Her biri ayrı ayrı belirlenen 25 otomobilin her biri, hem kurulum hem de renk ve tasarım seçimleri açısından benzersiz olacak.
Ayrıca, pistte aracı çalıştırmak için gereken tüm ekipmanların yanı sıra, tam set pit ekipmanları ve yakıt ikmal ekipmanları da dahil olmak üzere mühendislik desteğini de içeren bir Trackspeed paketi de sunulacak.
Müşteriler, sürüş stillerine ve deneyimlerine uygun şasi ve aerodinamik ayarları için bir pist gününe davet edilecek. Sahipler ayrıca, araçlarından en iyi şekilde yararlanabilmeleri için T.50s Niki Lauda'da bir günlük pist eğitimi fırsatından yararlanacak ve araçlarını pist sürüş günlerine hazırlamalarına yardımcı olmak için sahibinin atadığı teknisyene bir günlük eğitim verilecek.
Ayrıca, sahiplerin arabalarını dünyanın dört bir yanındaki etkinliklerde ve pist günlerinde kullanmalarına olanak sağlamak için devam eden bir mühendislik desteği olacak. Gordon Murray Automotive, gelecekte T.50s Niki Lauda sahipleri için kendi özel etkinliklerini planlıyor.
Gordon Murray Automotive, Avrupa'nın en prestijli pistlerinden bazılarında GT World Challenge Europe etkinlikleriyle uyumlu özel pist günleri sağlayacak bir GT1 spor kulübü oluşturmak için Stephane Ratel ve SRO organizasyonuyla yakın bir şekilde çalışıyor. Bu, gelecekte bir süper otomobil yarış serisi yaratmaya yönelik ilk adımdır.
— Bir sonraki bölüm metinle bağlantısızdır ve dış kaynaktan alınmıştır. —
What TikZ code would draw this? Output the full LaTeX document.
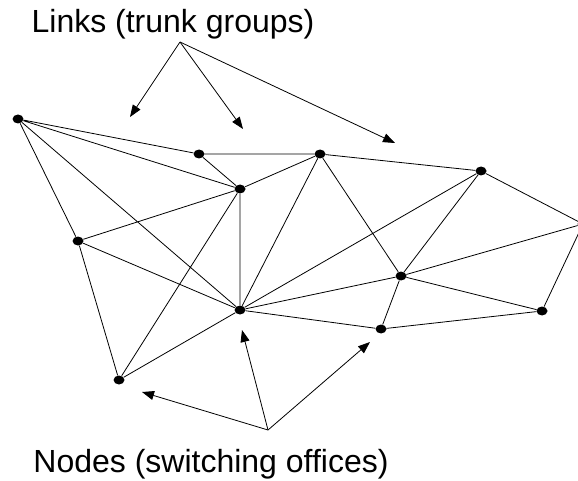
\documentclass[tikz,border=0pt]{standalone}
\usepackage{fontspec}
\setmainfont{Liberation Sans}
\usetikzlibrary{arrows.meta,shapes.geometric}

\begin{document}
\begin{tikzpicture}[x=1pt,y=-1pt,
  office/.style={ellipse,fill=black,inner sep=0pt,minimum width=11pt,minimum height=9pt},
  link/.style={line width=0.8pt},
  pointer/.style={line width=0.8pt,-{Triangle[length=12pt,width=9pt]}},
  caption/.style={anchor=base,font=\fontsize{32}{38}\selectfont}]
\useasboundingbox (0,0) rectangle (578,481);

%switching offices
\node[office] (a) at (18,119) {};
\node[office] (b) at (199,154) {};
\node[office] (c) at (240,189) {};
\node[office] (d) at (320,154) {};
\node[office] (e) at (481,171) {};
\node[office] (f) at (583,224) {};
\node[office] (g) at (401,276) {};
\node[office] (h) at (542,311) {};
\node[office] (i) at (381,329) {};
\node[office] (j) at (78,241) {};
\node[office] (k) at (240,310) {};
\node[office] (l) at (119,380) {};

%trunk groups
\draw[link] (a)--(b) (a)--(c) (a)--(j) (a)--(k)
  (b)--(d) (b)--(c)
  (c)--(d) (c)--(j) (c)--(k) (c)--(l)
  (d)--(k) (d)--(g) (d)--(e)
  (e)--(k) (e)--(g) (e)--(f)
  (f)--(g) (f)--(h)
  (g)--(k) (g)--(h) (g)--(i)
  (i)--(k) (i)--(h)
  (j)--(k) (j)--(l) (l)--(k);

%labels
\node[caption] (links) at (173,33) {Links (trunk groups)};
\node[caption] (nodes) at (211,472) {Nodes (switching offices)};

\coordinate (ltop) at (180,42);
\coordinate (lt1) at (130,117);
\coordinate (lt2) at (243,129);
\coordinate (lt3) at (395,143);
\draw[pointer] (ltop)--(lt1);
\draw[pointer] (ltop)--(lt2);
\draw[pointer] (ltop)--(lt3);

\coordinate (nbot) at (268,430);
\coordinate (nb1) at (142,392);
\coordinate (nb2) at (242,330);
\coordinate (nb3) at (370,342);
\draw[pointer] (nbot)--(nb1);
\draw[pointer] (nbot)--(nb2);
\draw[pointer] (nbot)--(nb3);

\end{tikzpicture}
\end{document}
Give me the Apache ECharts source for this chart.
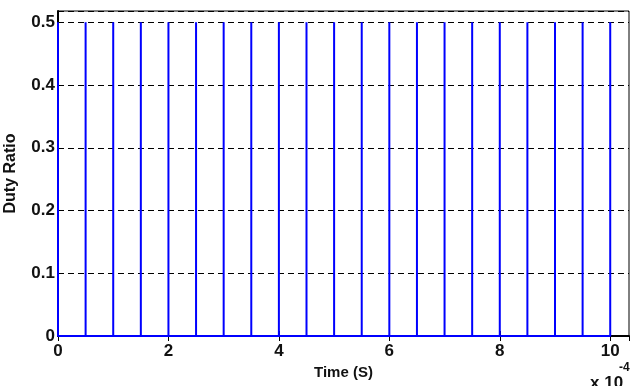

Profesör Gordon Murray CBE: "T.50s Niki Lauda'nın yaşaması ve keyfini çıkarması benim için önemliydi. Arabanın sahibi siz olacaksınız, nerede ve ne zaman keyfini çıkaracağınız konusunda tamamen kontrol sizde olacak. Vizyonum, sahiplerinin onu bir piste çıkarması, lastik basınçlarını kontrol etmesi, içine binmesi, çalıştırması ve eğlenmesi. Olması gereken de bu."